Hopefully China can learn something from this, unlike Russia so far.
I think China learned their lesson during the century of humiliation. The challenge is teaching it to their allies and potential allies before it's too late.
Imagine being owned by a piece of shit snake like Erdogan. Putin should be ashamed.
I am not really gonna say what I would want to see happen to Erdogan, but let's just say it's bad.
Minsk Agreements, later exposed as a Western ploy to buy time while militarizing Ukraine.
Do you have a source for that?
Thank you, found the source, she's not exactly saying that though.
Can't remember where I saw it but if you search for combinations of 'Minsk + arm Ukraine + France + Germany + time', you'll find a few articles.
Tbh, it's hard to know whether the Germans and French supported Minsk I and II in order to buy time to arm Ukraine or whether they merely took the opportunity and were thankful for the time they bought.
Either way, they were happy that they could spend a decade flooding Ukraine with weapons—that much is clear.
I strongly agree. I think it is helped along by the fact that accepting the harsh truth leads to well harsh consequences. They don't want to accept those consequences and look for another way which only digs them in deeper.
I have a feeling there is a good chance Syria falls to the current western backed extremists or "moderate rebels" they're pushing there, reports are coming in from Iraq that a thousand Syrian soldiers entered the country and that sounds like fleeing to me. The capital is now under siege or attack and frankly I think the west wouldn't have pulled the trigger if there wasn't a good chance they'd succeed.
They intend to win this, kick Russia out, hand them a humiliating loss, then pivot, take a portion of their extremist "moderate rebels" move them to Ukraine most likely to help out there and buy time as well as inflict a higher cost on Russia. At any rate even if they keep all the extremists there (unlikely given Ukrainian fascist intelligence has been training them) they're going to move on to destabilize more of the region, probably attack Hezbollah in joint with the zionist occupation or possibly move towards Iraq which is too close to Iran and set up a long-term insurgency and destabilization there. It's about area denial as well as reshaping and kicking out enemies as these people won't agree to the belt and road through their areas and will almost certainly help train Chinese Uyghurs to push for another insurgency in China.

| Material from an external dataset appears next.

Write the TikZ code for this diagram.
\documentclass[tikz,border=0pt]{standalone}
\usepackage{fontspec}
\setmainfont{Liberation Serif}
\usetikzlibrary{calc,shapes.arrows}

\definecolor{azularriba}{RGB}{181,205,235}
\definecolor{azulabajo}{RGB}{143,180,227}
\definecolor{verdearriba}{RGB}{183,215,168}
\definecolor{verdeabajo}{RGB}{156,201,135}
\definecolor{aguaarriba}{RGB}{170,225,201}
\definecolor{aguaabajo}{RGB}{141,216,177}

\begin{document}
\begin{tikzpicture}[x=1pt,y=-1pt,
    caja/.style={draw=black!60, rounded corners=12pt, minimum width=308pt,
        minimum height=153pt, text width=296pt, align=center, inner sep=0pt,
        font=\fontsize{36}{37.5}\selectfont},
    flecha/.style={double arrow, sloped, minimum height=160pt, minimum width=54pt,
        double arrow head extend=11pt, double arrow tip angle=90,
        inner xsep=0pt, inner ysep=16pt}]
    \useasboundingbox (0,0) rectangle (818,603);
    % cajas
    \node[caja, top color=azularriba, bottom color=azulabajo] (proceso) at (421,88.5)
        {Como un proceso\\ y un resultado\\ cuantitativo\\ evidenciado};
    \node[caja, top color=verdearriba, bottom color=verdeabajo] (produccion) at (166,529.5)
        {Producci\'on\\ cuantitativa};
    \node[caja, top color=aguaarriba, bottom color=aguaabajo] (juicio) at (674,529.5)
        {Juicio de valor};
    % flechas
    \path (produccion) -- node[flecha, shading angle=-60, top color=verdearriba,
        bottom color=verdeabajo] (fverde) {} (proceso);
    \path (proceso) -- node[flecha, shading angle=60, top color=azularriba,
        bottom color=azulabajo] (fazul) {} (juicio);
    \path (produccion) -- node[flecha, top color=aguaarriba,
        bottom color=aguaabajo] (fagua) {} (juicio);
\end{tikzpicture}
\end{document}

This is part of the west's overall strategy of setting multiple fires around Russia and likely China too when the time comes. They don't even have to directly involve NATO. They use force multipliers of local extremists they've created with some special forces, lots of arms shipments and intelligence to create a situation where the enemy must expend far, far more troops than you do to put a stop to it. And this will be used as part of a broader campaign of maximum pressure to attempt to get Russia to agree to a "strategic defeat" in Ukraine.

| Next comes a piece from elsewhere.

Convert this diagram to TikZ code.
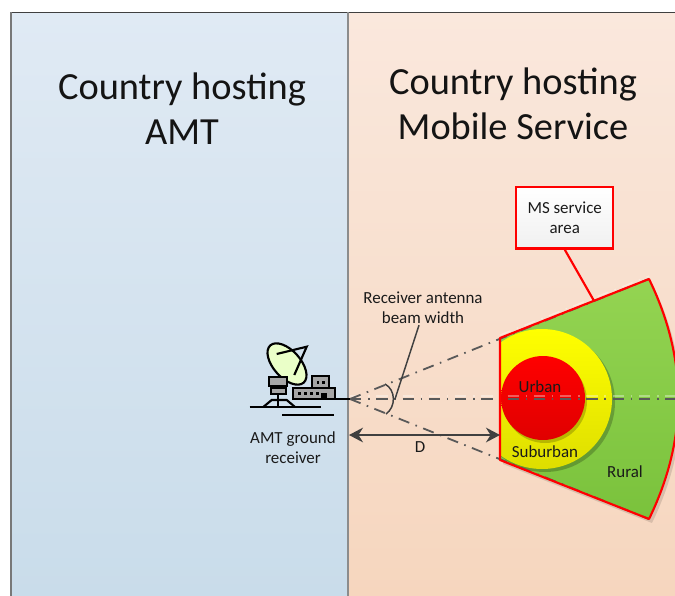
\documentclass[tikz,border=0pt]{standalone}
\usepackage{fontspec}
\setmainfont{Carlito}
\usetikzlibrary{arrows.meta}
\definecolor{darkline}{RGB}{64,64,64}
\definecolor{beamline}{RGB}{89,89,89}
\definecolor{iconfill}{RGB}{166,166,166}
\tikzset{
  small label/.style={inner sep=0.75pt,font=\fontsize{12.7}{15}\selectfont,align=center,text={rgb,255:red,26;green,26;blue,26}},
  big label/.style={inner sep=0.75pt,font=\fontsize{28.8}{33.75}\selectfont,align=center,text={rgb,255:red,20;green,20;blue,20}},
  beam/.style={color=beamline,line width=1.35pt,dash pattern={on 8.5pt off 5pt on 1.2pt off 5pt}},
  beam shadow/.style={color=white,opacity=0.35,line width=1pt,dash pattern={on 8.5pt off 5pt on 1.2pt off 5pt}},
  red edge/.style={color=red,line width=1.6pt,line join=round},
  icon/.style={color=black,line width=1.6pt},
  icon box/.style={icon,fill=iconfill},
}
\begin{document}
\begin{tikzpicture}[x=0.75pt,y=0.75pt,yscale=-1,xscale=1]
\useasboundingbox (0,0) rectangle (675,596);
\clip (0,0) rectangle (675,596);

%Shape: Rectangle left country
\path [top color={rgb,255:red,224;green,234;blue,244},bottom color={rgb,255:red,201;green,220;blue,234}] (11,12) rectangle (348,596);
%Shape: Rectangle right country
\path [top color={rgb,255:red,250;green,232;blue,221},bottom color={rgb,255:red,246;green,214;blue,190}] (348,12) rectangle (675,596);
%Straight Lines borders
\draw [color={rgb,255:red,64;green,64;blue,64},line width=0.9pt] (11,12.5) -- (675,12.5);
\draw [color={rgb,255:red,120;green,120;blue,120},line width=1pt] (11,12) -- (11,596);
\draw [color={rgb,255:red,140;green,140;blue,140},line width=1pt] (348,12) -- (348,596);

\coordinate (apex) at (350,399);
\coordinate (cornertop) at (500,338);
\coordinate (cornerbot) at (500,460);
\coordinate (tiptop) at (649,279);
\coordinate (tipbot) at (649,519);
\coordinate (axisend) at (675,399);
\coordinate (sectortop) at (594,300.8);
\coordinate (arcmid) at (395,399);
\coordinate (dleft) at (349,435);
\coordinate (dright) at (500,435);

%Shape: Sector shadow
\fill [black,opacity=0.12] (503,464) -- (652,523) .. controls (691,443) and (691,363) .. (652,283) -- (503,342) -- cycle ;
%Shape: Sector rural
\path [top color={rgb,255:red,148;green,212;blue,82},bottom color={rgb,255:red,122;green,194;blue,60}] (cornertop) -- (tiptop) .. controls (688,359) and (688,439) .. (tipbot) -- (cornerbot) -- cycle ;
\begin{scope}
\clip (cornertop) -- (tiptop) .. controls (688,359) and (688,439) .. (tipbot) -- (cornerbot) -- cycle ;
%Shape: Circle suburban
\fill [black,opacity=0.22] (545,402) circle [radius=70];
\path [top color={rgb,255:red,255;green,255;blue,0},bottom color={rgb,255:red,222;green,222;blue,0}] (542,399) circle [radius=70];
\end{scope}
%Shape: Circle urban
\fill [black,opacity=0.2] (545,401) circle [radius=42];
\path [top color={rgb,255:red,255;green,0;blue,0},bottom color={rgb,255:red,224;green,0;blue,0}] (543,398) circle [radius=42];

%Straight Lines beam shadows
\draw [beam shadow] ([yshift=-2.2pt]cornertop) -- ([yshift=-2.2pt]tiptop) ;
\draw [beam shadow] ([yshift=-2.2pt]apex) -- ([yshift=-2.2pt]axisend) ;
%Straight Lines beam
\draw [beam] (apex) -- (tiptop) ;
\draw [beam] (apex) -- (tipbot) ;
\draw [beam] (apex) -- (axisend) ;
%Shape: Sector outline
\draw [red edge] (cornertop) -- (tiptop) .. controls (688,359) and (688,439) .. (tipbot) -- (cornerbot) -- cycle ;

%Shape: Dish
\draw [icon,fill={rgb,255:red,234;green,255;blue,200}] (287,364) circle [x radius=25,y radius=13.5,rotate=48];
\draw [icon] (276.7,354) -- (306.7,346.7) -- (294.3,375) ;
%Shape: Rectangle mount
\draw [icon box] (269,377.3) rectangle (286.7,385.7);
\draw [icon box] (271,387.7) rectangle (285.7,394.3);
%Straight Lines stand
\draw [icon] (278.3,394.3) -- (278.3,407.3) ;
\draw [icon] (263.3,407) -- (271.7,400) -- (286.7,400) -- (295,407) ;
\draw [icon] (249.7,407.3) -- (321,407.3) ;
\draw [icon] (282.3,414.7) -- (334,414.7) ;
%Shape: Rectangle building
\draw [icon box] (311.7,375.7) rectangle (329,388.3);
\draw [icon box] (293.3,388.3) rectangle (335,399);
\fill (316.5,381) rectangle (319,383.5);
\fill (322,381) rectangle (324.5,383.5);
\foreach \winx in {298,304,310,316}
  \fill (\winx,392) rectangle (\winx+2.5,394.5);
\fill (321,393) rectangle (326.5,399);
\draw [icon] (293,399) -- (apex) ;

%Curve Lines beam width
\draw [color=darkline,line width=1.1pt] (385,384) .. controls (396,390) and (396,407) .. (386,414) ;

% Text Node
\draw (182,109) node [big label] (hostamt) {Country hosting\\AMT};
% Text Node
\draw (513,104) node [big label] (hostms) {Country hosting\\Mobile Service};
% Text Node
\draw (564.7,217.8) node [draw=red,line width=1.6pt,top color=white,bottom color={rgb,255:red,240;green,240;blue,240},minimum width=73pt,minimum height=46pt,small label] (msbox) {MS service\\area};
% Text Node
\draw (423,308) node [small label] (beamtext) {Receiver antenna\\beam width};
% Text Node
\draw (293,447.5) node [small label] (amttext) {AMT ground\\receiver};
% Text Node
\draw (420,447) node [small label] (dlabel) {D};
% Text Node
\draw (540,387) node [small label] (urbanlabel) {Urban};
% Text Node
\draw (545,452) node [small label] (suburbanlabel) {Suburban};
% Text Node
\draw (625,472) node [small label] (rurallabel) {Rural};

%Straight Lines
\draw [red edge] (msbox.south) -- (sectortop) ;
\draw [color=darkline,line width=1.1pt] ([xshift=-3pt]beamtext.south) -- (arcmid) ;
\draw [{Stealth[length=10.5pt,width=11pt]}-{Stealth[length=10.5pt,width=11pt]},color=darkline,line width=1.6pt] (dleft) -- (dright) ;
\end{tikzpicture}
\end{document}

The Ukraine crisis of 2004 marked the beginning of the West’s relentless encroachment into Russia’s sphere of influence.
Bit confused by this part. Pretty sure the west's encroachment into Russia (while Russia is an actor independent from western colonialism) goes a lot further back than that. At least as far back as the Soviet Union Cold War and Russia's part in that, no? Also like, didn't the west try to attack the Soviet Union very early on in its existence or am I remembering wrong? Like before even the Nazi Germany stuff came into play?
I'm very thrown off by this analysis sounding like it's picking and choosing when history began.